The least successful Into the Dark installments feel perfunctory, a compendium of horror clichés strung together to complete an assignment. That’s a problem because there’s no shortage of horror options these days: on television, in theaters, on streaming services, or (and this is key) on VOD. This may be why Into the Dark has had such a hard time generating buzz: the series is a little betwixt and between in terms of its format.

Even hardcore gorehounds have a hard time keeping up with all the micro-budgeted slice-’em-ups popping up on digital retailers every week. The ones connoisseurs tend to tout are often the ones made for pennies by filmmakers from the middle of nowhere. They may not be masterpieces, but they’re weird and sometimes off-putting. They’re memorable, in other words. Into the Dark, by contrast, has a polish that openly reveals it as a professionally produced horror anthology series, rather than trashy grindhouse fare. The subject matter is often hard-hitting. The approach rarely is.

So here are the questions: do the Into the Dark episodes even need to be movies? Is the length really a selling point? Or is it setting up expectations that are hard to meet by suggesting that these TV episodes are of theatrical quality?

It isn’t like television has been lacking ambitious, high-end horror anthologies in recent years. Some have gone the miniseries route, like American Horror Story or the recently canceled Channel Zero. Some have worked in a short-story format, like the rebooted Twilight Zone or Black Mirror, which has occasionally featured episodes as long as an Into the Dark.

Nearly all of these series have trafficked in undisguised social commentary, too. Cultural relevance has been a hallmark of Blumhouse. Though founder Jason Blum has made a lot of money with simple, crowd-pleasing franchises like Paranormal Activity, Insidious, and Happy Death Day, the company is also responsible for The Purge and Get Out... as well as The Hunt.

With 12 more episodes coming, the future of Into the Dark raises another question (so does the future of The Hunt, which remains undetermined). Is there any reason why The Hunt couldn’t have been an episode of Into the Dark? Based on the trailer, which is all that protestors have seen, there’s nothing in The Hunt more controversial than much of American Horror Story, some episodes of the new Twilight Zone, or even Into the Dark. What if the Into the Dark episode Culture Shock had released as a theatrical feature? Would there have been an outcry over that trailer and its thoughts on immigration?

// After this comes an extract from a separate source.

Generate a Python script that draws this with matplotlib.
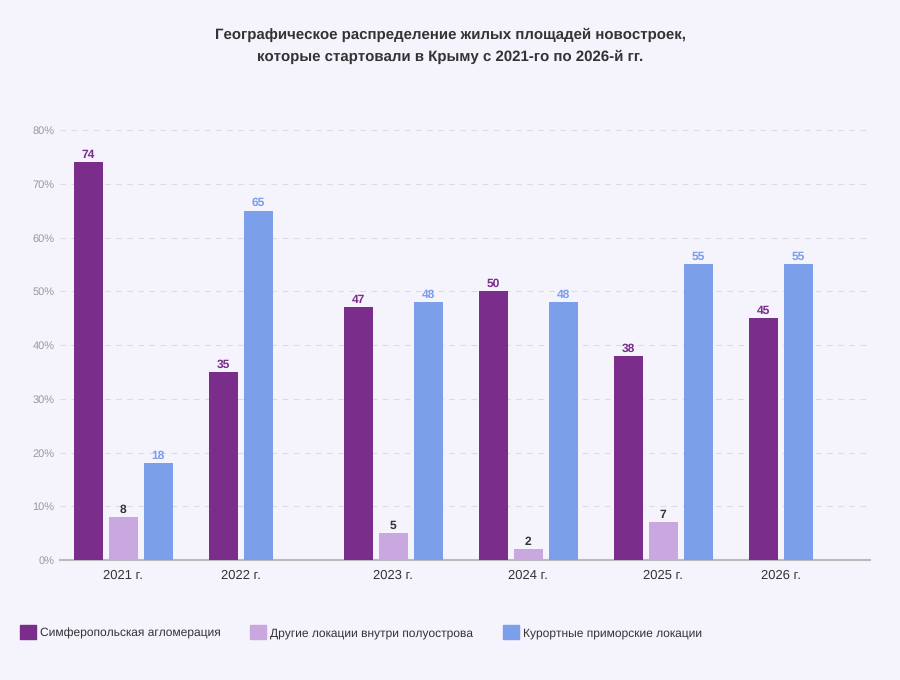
import numpy as np
import matplotlib.pyplot as plt

plt.rcParams['font.family'] = ['Liberation Sans', 'DejaVu Sans']
plt.rcParams['text.hinting'] = 'no_hinting'
plt.rcParams['text.hinting_factor'] = 1

# данные
years = ['2021 г.', '2022 г.', '2023 г.', '2024 г.', '2025 г.', '2026 г.']
simf = [74, 35, 47, 50, 38, 45]
other = [8, None, 5, 2, 7, None]
resort = [18, 65, 48, 48, 55, 55]
series_names = ['Симферопольская агломерация', 'Другие локации внутри полуострова',
                'Курортные приморские локации']
colors = ['#7b2d8c', '#c9a8df', '#7b9fe8']
label_colors = ['#7b2d8c', '#333333', '#7b9fe8']

bg = '#f5f3fc'
fig = plt.figure(figsize=(9, 6.8), dpi=100, facecolor=bg)
ax = fig.add_axes([60 / 900, 1 - 560 / 680, 810 / 900, 430 / 680], facecolor=bg)

slot = 35 / 135
bw = 29.5 / 135
tick_pos = []
for i in range(len(years)):
    vals = [simf[i], other[i], resort[i]]
    present = [(s, v) for s, v in enumerate(vals) if v is not None]
    xs = []
    for k, (s, v) in enumerate(present):
        x = i + (k - 1) * slot
        xs.append(x)
        ax.bar(x, v, width=bw, color=colors[s], zorder=3)
        ax.text(x, v + 0.35, str(v), ha='center', va='bottom', fontsize=8.3,
                fontweight='bold', color=label_colors[s], zorder=4)
    tick_pos.append(np.mean(xs))

ax.set_xlim(-(123.3 - 60) / 135, 5 + (870 - 798.3) / 135)
ax.set_ylim(0, 80)
ax.set_yticks(range(0, 81, 10))
ax.set_yticklabels([f'{v}%' for v in range(0, 81, 10)])
ax.set_xticks(tick_pos)
ax.set_xticklabels(years)
ax.tick_params(axis='y', length=0, labelsize=8.25, labelcolor='#999999', pad=4)
ax.tick_params(axis='x', length=0, labelsize=9, labelcolor='#333333', pad=7)
ax.grid(axis='y', color='#dcdcdc', linestyle=(0, (5, 5)), linewidth=0.8, zorder=0)
for side in ['top', 'right', 'left']:
    ax.spines[side].set_visible(False)
ax.spines['bottom'].set_color('#bbbbbb')
ax.spines['bottom'].set_linewidth(1.5)

fig.text(0.5, 1 - 35 / 680, 'Географическое распределение жилых площадей новостроек,',
         ha='center', va='center', fontsize=10.8, fontweight='bold', color='#333333')
fig.text(0.5, 1 - 57 / 680, 'которые стартовали в Крыму с 2021-го по 2026-й гг.',
         ha='center', va='center', fontsize=10.8, fontweight='bold', color='#333333')

# легенда
leg_x = [20, 250, 503]
for k in range(3):
    fig.patches.append(plt.Rectangle((leg_x[k] / 900, 1 - 639 / 680), 16 / 900, 14 / 680,
                                     transform=fig.transFigure, color=colors[k]))
    fig.text((leg_x[k] + 20) / 900, 1 - 633 / 680, series_names[k], ha='left', va='center',
             fontsize=8.6, color='#333333')

plt.savefig('out.png', dpi=100, facecolor=bg)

What’s so fascinating about the Into the Dark experiment, for better or worse, is that it blurs the lines between movies and TV in ways that are oddly clarifying. Television episodes look more and more “cinematic” these days, such that telling stories in a visually stylish way isn’t enough to make even an actual movie (like the Into the Dark episodes) feel like a movie. Also, because there are so many movies available to watch these days across many different platforms, a TV franchise pumping out what amounts to a feature film a month isn’t as enticing as it might’ve once been. If anything, the Into the Dark episodes sometimes feel bloated, like any other overlong episode of prestige cable dramas.

And yet it seems increasingly like TV (or streaming services delivered via televisions, like Netflix and Hulu) is the medium where more disturbing material can find backers and, eventually, viewers as well. It’s just necessary for that material to stand out. Series like Into the Dark have a platform, a dedicated horror audience looking for something unfamiliar and new, and an opportunity to take big chances. These series have the opportunity to tell subversive, gripping stories that wouldn’t necessarily find funding or promotional support in theaters. And Into the Dark isn’t taking enough advantage of its freedom. Even the best installments of the show’s first season often came across like still more modestly budgeted VOD movies, made to be forgotten. It remains to be seen whether season 2 can be more confident, more challenging, and more memorable.